Fascination, Complexity and Contradictions of a Theory of Photography
DOI:
https://doi.org/10.34630/e-rei.vi12.5815Keywords:
Archive, memory, european tradition, psychoanalysis and scopic drive, comparative anthropology of figuration, photography, power, media, colonialismAbstract
Photography is one of the ways we have to fight against the decadence and death that time inevitably brings to everything human, and to each of us as individuals. Its discovery and now its generalisation through the digital system, with the possibility of being produced instantaneously through the most different means, and laboratory-processed, creates infinite possibilities of reality. It has implications in all areas of human life. It also corresponds to a democratisation of plastic artistic expression, as it allows a cultivated person to produce works of aesthetic value from a set of relatively easy-to-obtain means.

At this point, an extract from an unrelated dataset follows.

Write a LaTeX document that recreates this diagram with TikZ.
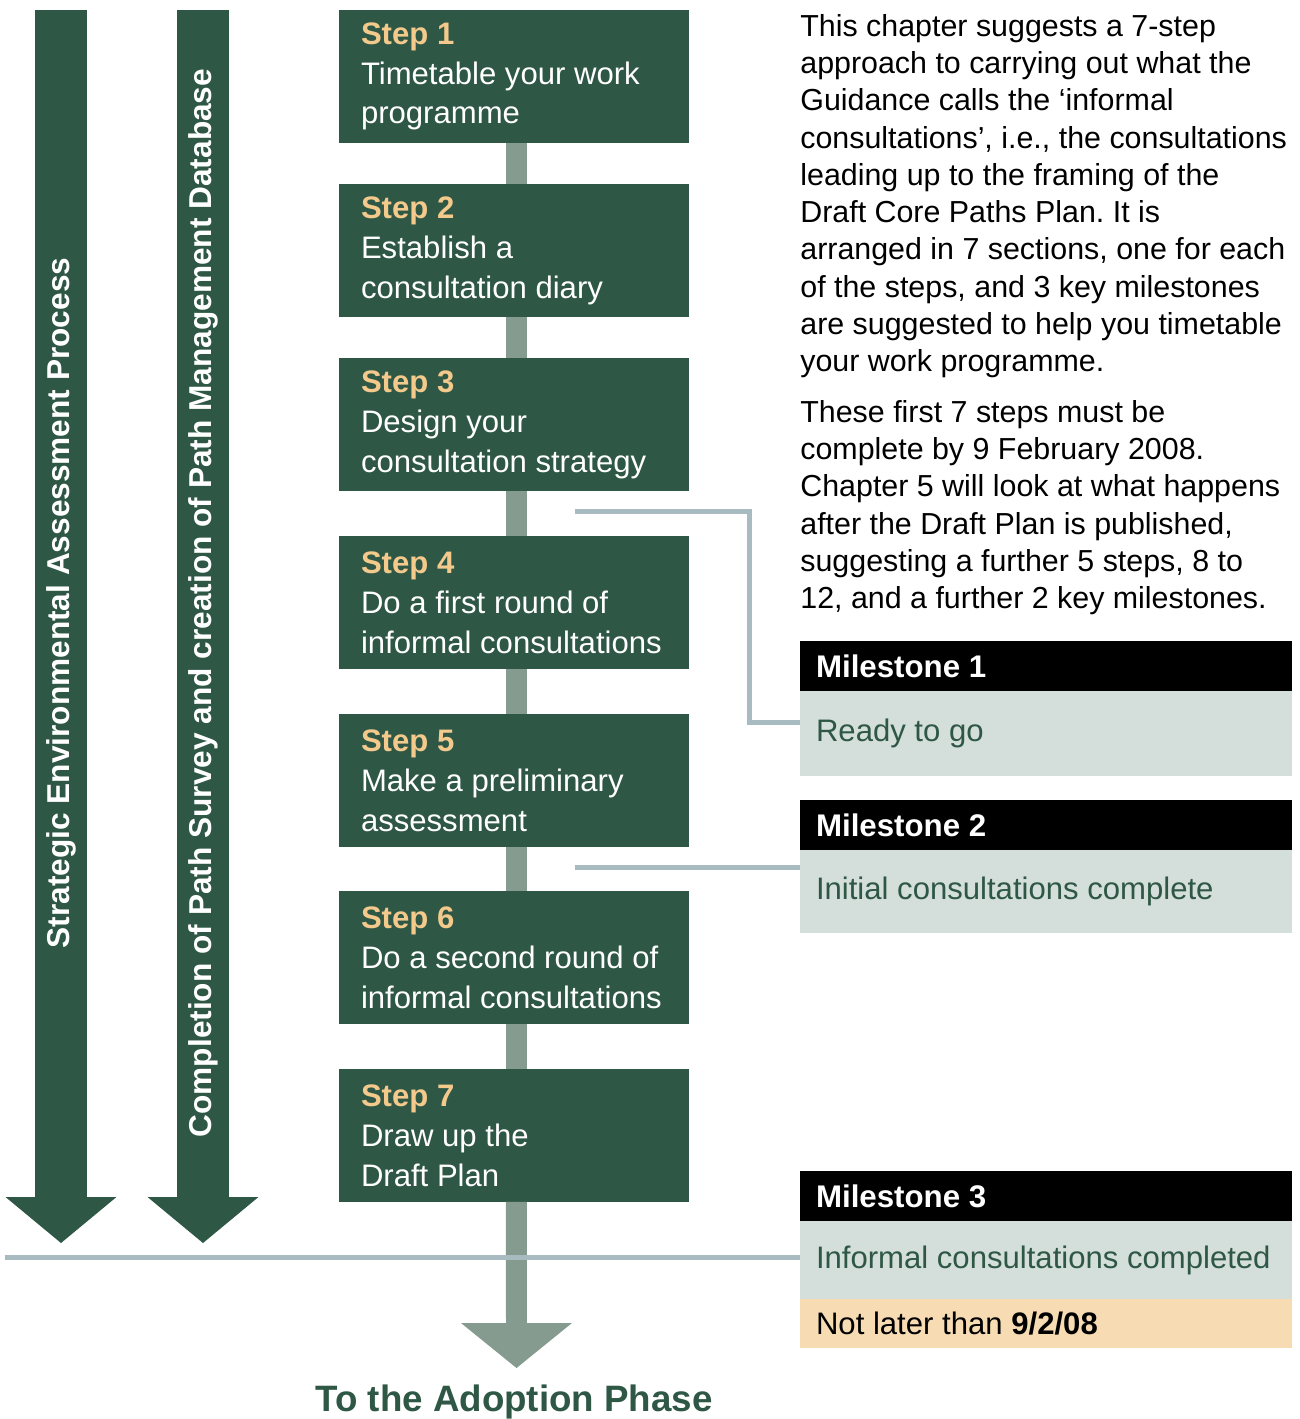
\documentclass[tikz,border=0pt]{standalone}
\usepackage{fontspec}
\setmainfont{Liberation Sans}
\usetikzlibrary{positioning,arrows.meta}
\definecolor{pinegreen}{HTML}{2E5745}
\definecolor{sagegrey}{HTML}{869B8F}
\definecolor{linkgrey}{HTML}{A8BBC1}
\definecolor{mistgrey}{HTML}{D4DEDB}
\definecolor{wheat}{HTML}{F7DBB3}
\definecolor{stepgold}{HTML}{F3C98C}
\tikzset{
  stepbox/.style={fill=pinegreen, text=white, anchor=north west, align=flush left,
    text width=6.12cm, minimum height=2.66cm, inner xsep=0.44cm, inner ysep=0pt,
    outer sep=0pt, font=\fontsize{17.7}{22.7}\selectfont},
  mshead/.style={fill=black, text=white, align=flush left, text width=9.2cm,
    minimum height=1cm, inner xsep=0.32cm, inner ysep=0pt, outer sep=0pt,
    font=\fontsize{17.8}{22}\selectfont\bfseries},
  msbody/.style={fill=mistgrey, text=pinegreen, align=flush left, text width=9.2cm,
    inner xsep=0.32cm, inner ysep=0pt, outer sep=0pt,
    font=\fontsize{17.7}{22}\selectfont},
  blurb/.style={anchor=north west, inner sep=0pt, align=left,
    font=\fontsize{17.3}{21.2}\selectfont},
  trunk/.style={pinegreen, line width=1.03cm,
    -{Triangle[width=2.22cm 0 0, length=0.92cm 0 0, line width=0pt 0 0]}},
  trunklabel/.style={rotate=90, text=white, font=\fontsize{18}{22}\selectfont\bfseries},
  spine/.style={sagegrey, line width=0.42cm},
  link/.style={linkgrey, line width=0.1cm},
}
\frenchspacing
\hyphenpenalty=10000
\begin{document}
\begin{tikzpicture}[x=0.02cm, y=-0.02cm]
  \useasboundingbox (0,0) rectangle (1299,1419);

  \coordinate (seaTop) at (61,10);
  \coordinate (seaTip) at (61,1243);
  \coordinate (surveyTop) at (203,10);
  \coordinate (surveyTip) at (203,1243);
  \draw[trunk] (seaTop) -- node[pos=0.481, trunklabel] {Strategic Environmental Assessment Process} (seaTip);
  \draw[trunk] (surveyTop) -- node[pos=0.481, trunklabel] {Completion of Path Survey and creation of Path Management Database} (surveyTip);

  \foreach \i/\top/\txt in {1/10/{Timetable your work\\programme},
      2/184/{Establish a\\consultation diary},
      3/358/{Design your\\consultation strategy},
      4/536/{Do a first round of\\informal consultations},
      5/714/{Make a preliminary\\assessment},
      6/891/{Do a second round of\\informal consultations},
      7/1069/{Draw up the\\Draft Plan}}
    \node[stepbox] (step\i) at (339,\top) {{\bfseries\color{stepgold}Step \i}\\\txt};

  \foreach \i [count=\j from 2] in {1,...,6}
    \draw[spine] ([xshift=0.05cm]step\i.south) -- ([xshift=0.05cm]step\j.north);
  \coordinate (adoptTip) at (516.5,1368);
  \draw[spine, -{Triangle[width=2.22cm 0 0, length=0.9cm 0 0, line width=0pt 0 0]}] ([xshift=0.05cm]step7.south) -- (adoptTip);
  \node[text=pinegreen, font=\fontsize{20.9}{24}\selectfont\bfseries] (adoption) at (514,1402) {To the Adoption Phase};

  \node[blurb] (intro) at (800,14) {This chapter suggests a 7-step\\
    approach to carrying out what the\\
    Guidance calls the `informal\\
    consultations', i.e., the consultations\\
    leading up to the framing of the\\
    Draft Core Paths Plan. It is\\
    arranged in 7 sections, one for each\\
    of the steps, and 3 key milestones\\
    are suggested to help you timetable\\
    your work programme.};
  \node[blurb] (outlook) at (800,400) {These first 7 steps must be\\
    complete by 9 February 2008.\\
    Chapter 5 will look at what happens\\
    after the Draft Plan is published,\\
    suggesting a further 5 steps, 8 to\\
    12, and a further 2 key milestones.};

  \node[mshead, anchor=north west] (ms1head) at (800,641) {Milestone 1};
  \node[msbody, minimum height=1.7cm, below=0pt of ms1head] (ms1body) {Ready to go};
  \node[mshead, anchor=north west] (ms2head) at (800,800) {Milestone 2};
  \node[msbody, minimum height=1.66cm, below=0pt of ms2head] (ms2body) {Initial consultations complete};
  \node[mshead, anchor=north west] (ms3head) at (800,1171) {Milestone 3};
  \node[msbody, minimum height=1.56cm, below=0pt of ms3head] (ms3body) {Informal consultations completed};
  \node[msbody, fill=wheat, text=black, minimum height=0.98cm, below=0pt of ms3body] (deadline) {Not later than \textbf{9/2/08}};

  \coordinate (tap1) at (575,511);
  \coordinate (bend1) at (749,722);
  \draw[link] (tap1) -| (bend1) -- (bend1 -| ms1body.west);
  \coordinate (tap2) at (575,867);
  \draw[link] (tap2) -- (tap2 -| ms2body.west);
  \coordinate (floor) at (5,1257);
  \draw[link] (floor) -- (floor -| ms3body.west);
\end{tikzpicture}
\end{document}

In this sense, in the society of spectacle in which we live (G. Debord) and in the proliferating world of images in which we are immersed as compulsive consumers of what we see on screens, photography is central, whether at an amateur or professional level. More than denoting realities, photography creates, like other art forms, new realities, which at the same time are fleeting, impossible to fix by the retina, but which also remain, in the photo, imprisoned forever and ever. It is in this sense that it is a contradictory activity since it stagnates and "kills" what it records, but at the same time makes the fleeting instant live, endure. Photography corresponds to a scopic drive, to a compulsive desire to see, which is at the same time a reason for pleasure and disillusionment. Because we always want to see more, jouissance is never complete, by definition, because it only ends with death.